begin
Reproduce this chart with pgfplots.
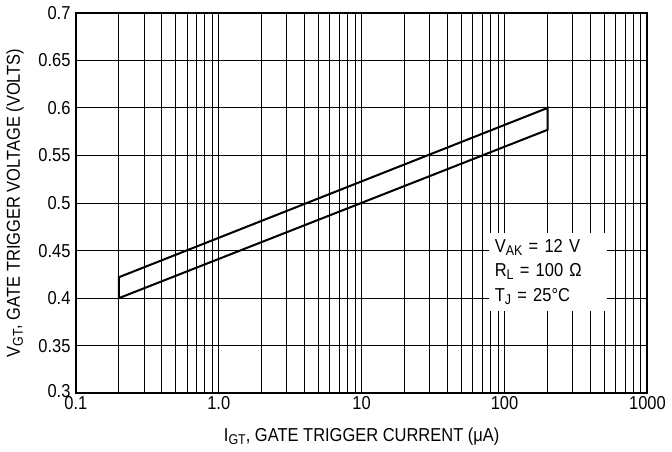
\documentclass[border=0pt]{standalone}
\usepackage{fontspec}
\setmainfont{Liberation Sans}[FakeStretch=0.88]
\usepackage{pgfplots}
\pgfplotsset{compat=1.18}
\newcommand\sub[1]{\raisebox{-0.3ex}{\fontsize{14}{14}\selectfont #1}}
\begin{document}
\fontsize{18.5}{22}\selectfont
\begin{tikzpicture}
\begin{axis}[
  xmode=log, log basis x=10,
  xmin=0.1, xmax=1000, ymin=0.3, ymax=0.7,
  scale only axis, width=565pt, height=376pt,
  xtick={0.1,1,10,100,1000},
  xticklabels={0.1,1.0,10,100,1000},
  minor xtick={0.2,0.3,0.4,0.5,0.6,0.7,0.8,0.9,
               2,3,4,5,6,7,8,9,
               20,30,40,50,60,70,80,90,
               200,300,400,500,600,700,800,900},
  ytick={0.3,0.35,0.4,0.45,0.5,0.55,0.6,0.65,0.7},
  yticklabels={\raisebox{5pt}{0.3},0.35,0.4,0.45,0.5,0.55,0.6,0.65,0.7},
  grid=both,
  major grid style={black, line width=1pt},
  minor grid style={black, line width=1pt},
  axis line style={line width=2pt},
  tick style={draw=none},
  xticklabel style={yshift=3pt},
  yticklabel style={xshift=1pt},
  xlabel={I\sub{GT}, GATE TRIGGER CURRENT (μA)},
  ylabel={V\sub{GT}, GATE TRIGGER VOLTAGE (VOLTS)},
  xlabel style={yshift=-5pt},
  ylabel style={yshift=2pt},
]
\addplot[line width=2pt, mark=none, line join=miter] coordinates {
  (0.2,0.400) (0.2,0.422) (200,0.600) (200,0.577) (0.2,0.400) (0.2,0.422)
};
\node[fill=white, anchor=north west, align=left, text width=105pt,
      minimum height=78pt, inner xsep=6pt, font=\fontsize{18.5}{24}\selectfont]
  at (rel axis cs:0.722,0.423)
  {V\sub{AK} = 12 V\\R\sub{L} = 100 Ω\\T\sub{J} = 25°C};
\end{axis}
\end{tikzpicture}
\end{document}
end
→ **Instructions for the task**
Your copy of the data above should match it exactly, except that pictures are left out.

→ **The result**
Reproduce this chart with pgfplots.
\documentclass[border=0pt]{standalone}
\usepackage{fontspec}
\setmainfont{Liberation Sans}[FakeStretch=0.88]
\usepackage{pgfplots}
\pgfplotsset{compat=1.18}
\newcommand\sub[1]{\raisebox{-0.3ex}{\fontsize{14}{14}\selectfont #1}}
\begin{document}
\fontsize{18.5}{22}\selectfont
\begin{tikzpicture}
\begin{axis}[
  xmode=log, log basis x=10,
  xmin=0.1, xmax=1000, ymin=0.3, ymax=0.7,
  scale only axis, width=565pt, height=376pt,
  xtick={0.1,1,10,100,1000},
  xticklabels={0.1,1.0,10,100,1000},
  minor xtick={0.2,0.3,0.4,0.5,0.6,0.7,0.8,0.9,
               2,3,4,5,6,7,8,9,
               20,30,40,50,60,70,80,90,
               200,300,400,500,600,700,800,900},
  ytick={0.3,0.35,0.4,0.45,0.5,0.55,0.6,0.65,0.7},
  yticklabels={\raisebox{5pt}{0.3},0.35,0.4,0.45,0.5,0.55,0.6,0.65,0.7},
  grid=both,
  major grid style={black, line width=1pt},
  minor grid style={black, line width=1pt},
  axis line style={line width=2pt},
  tick style={draw=none},
  xticklabel style={yshift=3pt},
  yticklabel style={xshift=1pt},
  xlabel={I\sub{GT}, GATE TRIGGER CURRENT (μA)},
  ylabel={V\sub{GT}, GATE TRIGGER VOLTAGE (VOLTS)},
  xlabel style={yshift=-5pt},
  ylabel style={yshift=2pt},
]
\addplot[line width=2pt, mark=none, line join=miter] coordinates {
  (0.2,0.400) (0.2,0.422) (200,0.600) (200,0.577) (0.2,0.400) (0.2,0.422)
};
\node[fill=white, anchor=north west, align=left, text width=105pt,
      minimum height=78pt, inner xsep=6pt, font=\fontsize{18.5}{24}\selectfont]
  at (rel axis cs:0.722,0.423)
  {V\sub{AK} = 12 V\\R\sub{L} = 100 Ω\\T\sub{J} = 25°C};
\end{axis}
\end{tikzpicture}
\end{document}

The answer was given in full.